The OIG adopted the ACA’s statutory text creating an exception to the beneficiary inducements provisions of the CMP for retailer rewards programs that meet certain criteria. A retailer rewards program may offer or transfer items for free or less than fair market value if: (a) the items or services consist of coupons, rebates or other rewards from a retailer; (b) the items or services are offered or transferred on equal terms available to the general public, regardless of health insurance status; and (c) the offer or transfer of the items or services is not tied to the provision of other items or services reimbursed in whole or in part by Medicare or a state health program.

The OIG interprets “retailers” to be entities “that sell [ ] items directly to consumers . . . [and do not] primarily provide services,” including both big-box stores with pharmacies and smaller, independent pharmacies.

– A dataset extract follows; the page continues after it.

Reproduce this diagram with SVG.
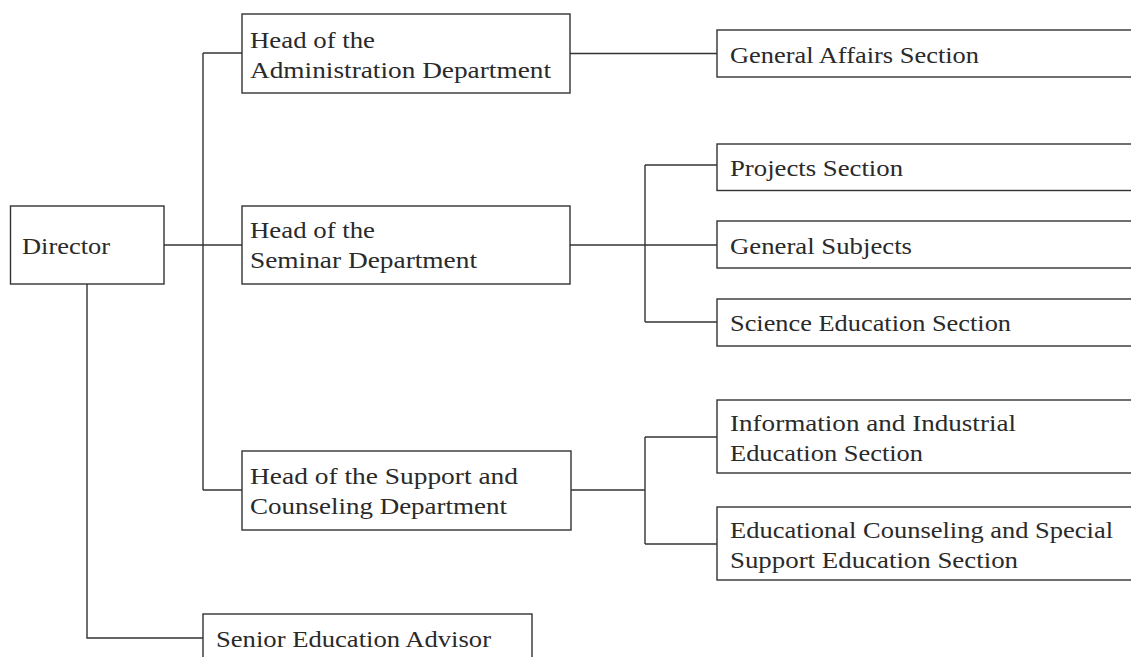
<svg xmlns="http://www.w3.org/2000/svg" width="1131" height="657" viewBox="0 0 1131 657">
<style>
.box{fill:#fff;stroke:#333;stroke-width:1.4}
.ln{fill:none;stroke:#333;stroke-width:1.4}
text{font-family:"Liberation Serif","DejaVu Serif",serif;font-size:24px;fill:#2a2a2a}
</style>
<rect width="1131" height="657" fill="#fff"/>
<g id="connectors">
<path class="ln" d="M164,245 H242"/>
<path class="ln" d="M203,53 V490"/>
<path class="ln" d="M203,53 H242"/>
<path class="ln" d="M203,490 H242"/>
<path class="ln" d="M87,284 V638 H203"/>
<path class="ln" d="M570,53.5 H717"/>
<path class="ln" d="M570,245 H717"/>
<path class="ln" d="M645,165 V322"/>
<path class="ln" d="M645,165 H717"/>
<path class="ln" d="M645,322 H717"/>
<path class="ln" d="M571,490 H645"/>
<path class="ln" d="M645,437 V544"/>
<path class="ln" d="M645,437 H717"/>
<path class="ln" d="M645,544 H717"/>
</g>
<g id="director">
<rect class="box" x="10.5" y="206" width="153.5" height="78"/>
<text x="22" y="254" textLength="88" lengthAdjust="spacingAndGlyphs">Director</text>
</g>
<g id="head-admin">
<rect class="box" x="242" y="14" width="328" height="79"/>
<text x="250" y="47.5" textLength="125" lengthAdjust="spacingAndGlyphs">Head of the</text>
<text x="250" y="78" textLength="301" lengthAdjust="spacingAndGlyphs">Administration Department</text>
</g>
<g id="head-seminar">
<rect class="box" x="242" y="206" width="328" height="78"/>
<text x="250" y="237.5" textLength="125" lengthAdjust="spacingAndGlyphs">Head of the</text>
<text x="250" y="268" textLength="227" lengthAdjust="spacingAndGlyphs">Seminar Department</text>
</g>
<g id="head-support">
<rect class="box" x="242" y="451" width="329" height="79"/>
<text x="250" y="484" textLength="268" lengthAdjust="spacingAndGlyphs">Head of the Support and</text>
<text x="250" y="513.5" textLength="257" lengthAdjust="spacingAndGlyphs">Counseling Department</text>
</g>
<g id="senior-advisor">
<rect class="box" x="203" y="614" width="329" height="60"/>
<text x="216" y="646.5" textLength="275" lengthAdjust="spacingAndGlyphs">Senior Education Advisor</text>
</g>
<g id="general-affairs">
<rect class="box" x="717" y="30" width="430" height="47"/>
<text x="730" y="62.5" textLength="249" lengthAdjust="spacingAndGlyphs">General Affairs Section</text>
</g>
<g id="projects">
<rect class="box" x="717" y="144" width="430" height="46.5"/>
<text x="730" y="175.5" textLength="173" lengthAdjust="spacingAndGlyphs">Projects Section</text>
</g>
<g id="general-subjects">
<rect class="box" x="717" y="221" width="430" height="47"/>
<text x="730" y="254" textLength="182" lengthAdjust="spacingAndGlyphs">General Subjects</text>
</g>
<g id="science-education">
<rect class="box" x="717" y="299" width="430" height="47"/>
<text x="730" y="330.5" textLength="281" lengthAdjust="spacingAndGlyphs">Science Education Section</text>
</g>
<g id="info-industrial">
<rect class="box" x="717" y="400" width="430" height="73"/>
<text x="730" y="431" textLength="286" lengthAdjust="spacingAndGlyphs">Information and Industrial</text>
<text x="730" y="460.5" textLength="193" lengthAdjust="spacingAndGlyphs">Education Section</text>
</g>
<g id="counseling-special">
<rect class="box" x="717" y="507" width="430" height="73"/>
<text x="730" y="537.5" textLength="383" lengthAdjust="spacingAndGlyphs">Educational Counseling and Special</text>
<text x="730" y="567.5" textLength="288" lengthAdjust="spacingAndGlyphs">Support Education Section</text>
</g>
</svg>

These retailers may offer rewards that must not be copayment waivers. Additionally, these rewards must be available to everyone regardless of health insurance status, and must not be tied to the provision of items or services reimbursed by Medicare or a state healthcare program. For example, a reward of a $20 coupon that could be used on anything in the store would be eligible for protection, whereas a reward of federally reimbursable items stemming from the purchase of federally reimbursable items would not.

  1. Remuneration to Financially Needy Individuals

The Final Rule incorporates a third new statutory provision that excepts from the definition of “remuneration” the offer or transfer of items or services for free or less than fair market value if the following requirements are met: (a) the items and services are not advertised or tied to the provision of other items or services reimbursed by the Medicare or state healthcare programs (including Medicaid); (b) there is a reasonable connection between the items or services and the medical care of the individual; and (c) the recipient has been determined to be in financial need.

This exception, like others, does not impose any affirmative obligations on providers or suppliers to provide free items or services, waive copayments or implement any program that involves giving anything of value to beneficiaries; rather, this exception describes the circumstances under which such gifts or benefits are not prohibited by the beneficiary inducements CMP.

  1. Copayment Waivers for the First Fill of Generic Drugs

The OIG adopts another ACA statutory provision excepting from the definition of “remuneration” the waiver by a Part D Plan sponsor of any copayment for the first fill of a covered Part D drug. The OIG states that the purpose of this exception is to “minimize drug costs by encouraging the use of lower cost generic drugs.” The Part D Plan sponsor must include the waiver in its annual benefit design package it submits to CMS if the sponsor will use it. This exception is applicable to coverage years beginning on or after January 1, 2018.


While the AKS and CMP are often viewed by the healthcare and life science industries as impediments to improving the efficiency and innovation of healthcare delivery, the OIG in its Final Rule liberalizes those requirements by enhancing the flexibility of healthcare providers to engage in business arrangements that improve access to care, while still protecting federal programs and patients from fraud and abuse. In an environment where value-based reimbursement models and population health initiatives are the growing norm, the AKS and CMP exceptions under the Final Rule encourage hospitals, pharmacies, ambulance providers, Medicare Advantage Plans and FQHCs to collaborate and strategize among each other on efforts to better serve beneficiaries, members and patients alike.